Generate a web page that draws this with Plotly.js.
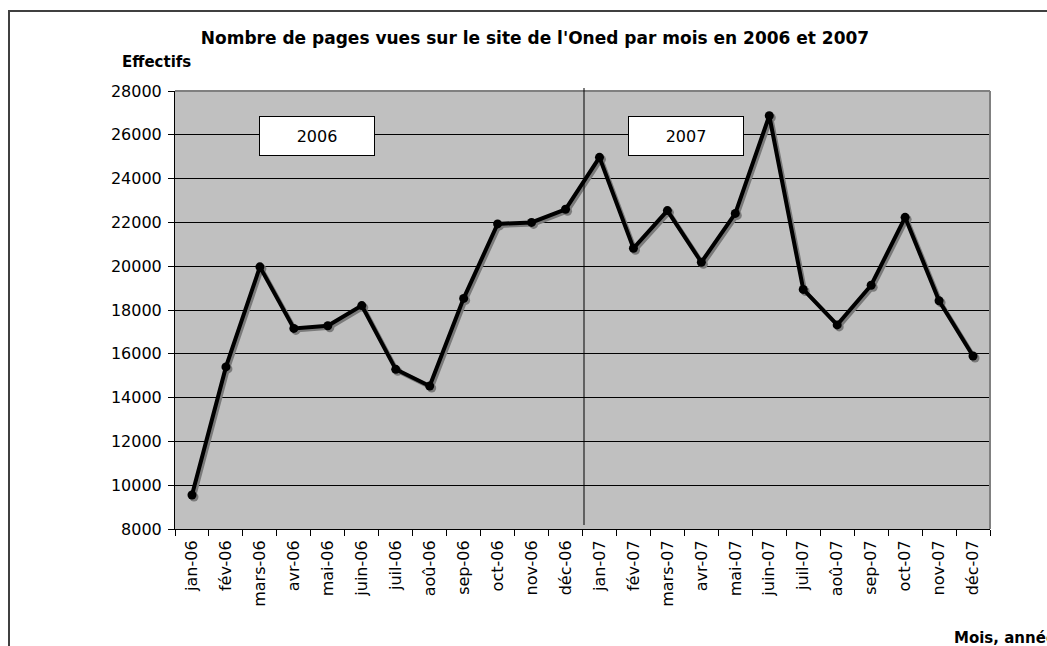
<!DOCTYPE html>
<html>
<head>
<meta charset="utf-8">
<script src="https://cdn.plot.ly/plotly-3.0.1.min.js"></script>
<style>
  html, body { margin: 0; padding: 0; background: #ffffff; overflow: hidden; }
  #wrap { position: relative; width: 1047px; height: 646px; }
  #chart { position: absolute; left: 0; top: 0; width: 1047px; height: 646px; }
  #frame { position: absolute; left: 8px; top: 10px; width: 1100px; height: 700px;
           border-left: 2px solid #404040; border-top: 2px solid #404040; pointer-events: none; }
</style>
</head>
<body>
<div id="wrap">
  <div id="chart"></div>
  <div id="frame"></div>
</div>
<script>
const months = ["jan-06","fév-06","mars-06","avr-06","mai-06","juin-06","juil-06","aoû-06","sep-06","oct-06","nov-06","déc-06",
                "jan-07","fév-07","mars-07","avr-07","mai-07","juin-07","juil-07","aoû-07","sep-07","oct-07","nov-07","déc-07"];
const pageViews = [9550, 15400, 19970, 17160, 17280, 18200, 15290, 14530, 18530, 21930, 22000, 22600,
                   24970, 20820, 22540, 20180, 22410, 26870, 18940, 17320, 19130, 22230, 18420, 15900];
const yearLabels = ["2006", "2007"];
const chartTitle = "Nombre de pages vues sur le site de l'Oned par mois en 2006 et 2007";
const yTitle = "Effectifs";
const xTitle = "Mois, année";

const FONT = "DejaVu Sans, Verdana, sans-serif";
const W = 1047, H = 646;
const L = 175, R = 990, T = 91, B = 529;
const pw = R - L, ph = B - T;
const px = x => (x - L) / pw;
const py = y => (B - y) / ph;

const nCat = months.length;
const idx = months.map((_, i) => i);
const shiftX = 2 / (pw / nCat);
const shiftY = 2 * 20000 / ph;

// base (carries axes, invisible)
const base = {
  x: months, y: pageViews,
  type: 'scatter', mode: 'lines',
  line: { color: 'rgba(0,0,0,0)', width: 0 },
  hoverinfo: 'skip', showlegend: false
};
const shadow = {
  x: idx, y: pageViews, xaxis: 'x2', yaxis: 'y2',
  type: 'scatter', mode: 'lines+markers',
  line: { color: '#7a7a7a', width: 4 },
  marker: { color: '#7a7a7a', size: 9 },
  hoverinfo: 'skip', showlegend: false
};
const main = {
  x: idx, y: pageViews, xaxis: 'x3', yaxis: 'y3',
  text: months,
  type: 'scatter', mode: 'lines+markers',
  line: { color: '#000000', width: 4 },
  marker: { color: '#000000', size: 9 },
  showlegend: false
};

const layout = {
  width: W, height: H,
  margin: { l: L, r: W - R, t: T, b: H - B, pad: 0 },
  paper_bgcolor: 'rgba(0,0,0,0)',
  plot_bgcolor: '#c0c0c0',
  font: { family: FONT, size: 16, color: '#000000' },
  title: {
    text: '<b>' + chartTitle + '</b>',
    font: { family: FONT, size: 17, color: '#000000' },
    xref: 'container', yref: 'container',
    x: 535 / W, y: 1 - 38 / H, xanchor: 'center', yanchor: 'middle'
  },
  xaxis: {
    type: 'category', categoryorder: 'array', categoryarray: months,
    range: [-0.5, nCat - 0.5],
    tickangle: -90, tickfont: { family: FONT, size: 16, color: '#000' },
    ticks: 'outside', tickson: 'boundaries', ticklen: 6, tickcolor: '#000', tickwidth: 1,
    ticklabelstandoff: 4,
    showline: true, linecolor: '#000', linewidth: 1,
    showgrid: false, zeroline: false, fixedrange: true
  },
  xaxis2: {
    overlaying: 'x', range: [-0.5 - shiftX, nCat - 0.5 - shiftX],
    visible: false, fixedrange: true
  },
  xaxis3: {
    overlaying: 'x', range: [-0.5, nCat - 0.5],
    visible: false, fixedrange: true
  },
  yaxis: {
    range: [8000, 28000], dtick: 2000, tick0: 8000,
    tickfont: { family: FONT, size: 16, color: '#000' },
    ticks: 'outside', ticklen: 6, tickcolor: '#000', tickwidth: 1,
    ticklabelstandoff: 3,
    showline: true, linecolor: '#000', linewidth: 1,
    showgrid: true, gridcolor: '#000000', gridwidth: 1,
    zeroline: false, fixedrange: true,
    tickformat: 'd'
  },
  yaxis2: {
    overlaying: 'y', range: [8000 + shiftY, 28000 + shiftY],
    visible: false, fixedrange: true
  },
  yaxis3: {
    overlaying: 'y', range: [8000, 28000],
    visible: false, fixedrange: true
  },
  shapes: [
    { type: 'line', xref: 'paper', yref: 'paper', x0: 0, x1: 1, y0: 1, y1: 1,
      line: { color: '#808080', width: 2 }, layer: 'above' },
    { type: 'line', xref: 'paper', yref: 'paper', x0: 1, x1: 1, y0: 0, y1: 1,
      line: { color: '#808080', width: 2 }, layer: 'above' },
    { type: 'line', xref: 'paper', yref: 'paper', x0: px(584), x1: px(584), y0: py(525), y1: py(88),
      line: { color: '#000000', width: 1 }, layer: 'above' }
  ],
  annotations: [
    { text: '<b>' + yTitle + '</b>', xref: 'paper', yref: 'paper',
      x: px(120), y: py(62), xanchor: 'left', yanchor: 'middle', showarrow: false,
      font: { family: FONT, size: 15, color: '#000' } },
    { text: '<b>' + xTitle + '</b>', xref: 'paper', yref: 'paper',
      x: px(952), y: py(638), xanchor: 'left', yanchor: 'middle', showarrow: false,
      font: { family: FONT, size: 15, color: '#000' } },
    { text: yearLabels[0], xref: 'paper', yref: 'paper',
      x: px(317), y: py(136), xanchor: 'center', yanchor: 'middle', showarrow: false,
      width: 112, height: 36, bgcolor: '#ffffff', bordercolor: '#000000', borderwidth: 1,
      font: { family: FONT, size: 16, color: '#000' } },
    { text: yearLabels[1], xref: 'paper', yref: 'paper',
      x: px(686), y: py(136), xanchor: 'center', yanchor: 'middle', showarrow: false,
      width: 112, height: 36, bgcolor: '#ffffff', bordercolor: '#000000', borderwidth: 1,
      font: { family: FONT, size: 16, color: '#000' } }
  ]
};

Plotly.newPlot('chart', [base, shadow, main], layout, { displayModeBar: false, staticPlot: true });
</script>
</body>
</html>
========================================
Exercise
Leave the pictures out, and print every line of the listing exactly as written.

Completed exercise
Generate a web page that draws this with Plotly.js.
<!DOCTYPE html>
<html>
<head>
<meta charset="utf-8">
<script src="https://cdn.plot.ly/plotly-3.0.1.min.js"></script>
<style>
  html, body { margin: 0; padding: 0; background: #ffffff; overflow: hidden; }
  #wrap { position: relative; width: 1047px; height: 646px; }
  #chart { position: absolute; left: 0; top: 0; width: 1047px; height: 646px; }
  #frame { position: absolute; left: 8px; top: 10px; width: 1100px; height: 700px;
           border-left: 2px solid #404040; border-top: 2px solid #404040; pointer-events: none; }
</style>
</head>
<body>
<div id="wrap">
  <div id="chart"></div>
  <div id="frame"></div>
</div>
<script>
const months = ["jan-06","fév-06","mars-06","avr-06","mai-06","juin-06","juil-06","aoû-06","sep-06","oct-06","nov-06","déc-06",
                "jan-07","fév-07","mars-07","avr-07","mai-07","juin-07","juil-07","aoû-07","sep-07","oct-07","nov-07","déc-07"];
const pageViews = [9550, 15400, 19970, 17160, 17280, 18200, 15290, 14530, 18530, 21930, 22000, 22600,
                   24970, 20820, 22540, 20180, 22410, 26870, 18940, 17320, 19130, 22230, 18420, 15900];
const yearLabels = ["2006", "2007"];
const chartTitle = "Nombre de pages vues sur le site de l'Oned par mois en 2006 et 2007";
const yTitle = "Effectifs";
const xTitle = "Mois, année";

const FONT = "DejaVu Sans, Verdana, sans-serif";
const W = 1047, H = 646;
const L = 175, R = 990, T = 91, B = 529;
const pw = R - L, ph = B - T;
const px = x => (x - L) / pw;
const py = y => (B - y) / ph;

const nCat = months.length;
const idx = months.map((_, i) => i);
const shiftX = 2 / (pw / nCat);
const shiftY = 2 * 20000 / ph;

// base (carries axes, invisible)
const base = {
  x: months, y: pageViews,
  type: 'scatter', mode: 'lines',
  line: { color: 'rgba(0,0,0,0)', width: 0 },
  hoverinfo: 'skip', showlegend: false
};
const shadow = {
  x: idx, y: pageViews, xaxis: 'x2', yaxis: 'y2',
  type: 'scatter', mode: 'lines+markers',
  line: { color: '#7a7a7a', width: 4 },
  marker: { color: '#7a7a7a', size: 9 },
  hoverinfo: 'skip', showlegend: false
};
const main = {
  x: idx, y: pageViews, xaxis: 'x3', yaxis: 'y3',
  text: months,
  type: 'scatter', mode: 'lines+markers',
  line: { color: '#000000', width: 4 },
  marker: { color: '#000000', size: 9 },
  showlegend: false
};

const layout = {
  width: W, height: H,
  margin: { l: L, r: W - R, t: T, b: H - B, pad: 0 },
  paper_bgcolor: 'rgba(0,0,0,0)',
  plot_bgcolor: '#c0c0c0',
  font: { family: FONT, size: 16, color: '#000000' },
  title: {
    text: '<b>' + chartTitle + '</b>',
    font: { family: FONT, size: 17, color: '#000000' },
    xref: 'container', yref: 'container',
    x: 535 / W, y: 1 - 38 / H, xanchor: 'center', yanchor: 'middle'
  },
  xaxis: {
    type: 'category', categoryorder: 'array', categoryarray: months,
    range: [-0.5, nCat - 0.5],
    tickangle: -90, tickfont: { family: FONT, size: 16, color: '#000' },
    ticks: 'outside', tickson: 'boundaries', ticklen: 6, tickcolor: '#000', tickwidth: 1,
    ticklabelstandoff: 4,
    showline: true, linecolor: '#000', linewidth: 1,
    showgrid: false, zeroline: false, fixedrange: true
  },
  xaxis2: {
    overlaying: 'x', range: [-0.5 - shiftX, nCat - 0.5 - shiftX],
    visible: false, fixedrange: true
  },
  xaxis3: {
    overlaying: 'x', range: [-0.5, nCat - 0.5],
    visible: false, fixedrange: true
  },
  yaxis: {
    range: [8000, 28000], dtick: 2000, tick0: 8000,
    tickfont: { family: FONT, size: 16, color: '#000' },
    ticks: 'outside', ticklen: 6, tickcolor: '#000', tickwidth: 1,
    ticklabelstandoff: 3,
    showline: true, linecolor: '#000', linewidth: 1,
    showgrid: true, gridcolor: '#000000', gridwidth: 1,
    zeroline: false, fixedrange: true,
    tickformat: 'd'
  },
  yaxis2: {
    overlaying: 'y', range: [8000 + shiftY, 28000 + shiftY],
    visible: false, fixedrange: true
  },
  yaxis3: {
    overlaying: 'y', range: [8000, 28000],
    visible: false, fixedrange: true
  },
  shapes: [
    { type: 'line', xref: 'paper', yref: 'paper', x0: 0, x1: 1, y0: 1, y1: 1,
      line: { color: '#808080', width: 2 }, layer: 'above' },
    { type: 'line', xref: 'paper', yref: 'paper', x0: 1, x1: 1, y0: 0, y1: 1,
      line: { color: '#808080', width: 2 }, layer: 'above' },
    { type: 'line', xref: 'paper', yref: 'paper', x0: px(584), x1: px(584), y0: py(525), y1: py(88),
      line: { color: '#000000', width: 1 }, layer: 'above' }
  ],
  annotations: [
    { text: '<b>' + yTitle + '</b>', xref: 'paper', yref: 'paper',
      x: px(120), y: py(62), xanchor: 'left', yanchor: 'middle', showarrow: false,
      font: { family: FONT, size: 15, color: '#000' } },
    { text: '<b>' + xTitle + '</b>', xref: 'paper', yref: 'paper',
      x: px(952), y: py(638), xanchor: 'left', yanchor: 'middle', showarrow: false,
      font: { family: FONT, size: 15, color: '#000' } },
    { text: yearLabels[0], xref: 'paper', yref: 'paper',
      x: px(317), y: py(136), xanchor: 'center', yanchor: 'middle', showarrow: false,
      width: 112, height: 36, bgcolor: '#ffffff', bordercolor: '#000000', borderwidth: 1,
      font: { family: FONT, size: 16, color: '#000' } },
    { text: yearLabels[1], xref: 'paper', yref: 'paper',
      x: px(686), y: py(136), xanchor: 'center', yanchor: 'middle', showarrow: false,
      width: 112, height: 36, bgcolor: '#ffffff', bordercolor: '#000000', borderwidth: 1,
      font: { family: FONT, size: 16, color: '#000' } }
  ]
};

Plotly.newPlot('chart', [base, shadow, main], layout, { displayModeBar: false, staticPlot: true });
</script>
</body>
</html>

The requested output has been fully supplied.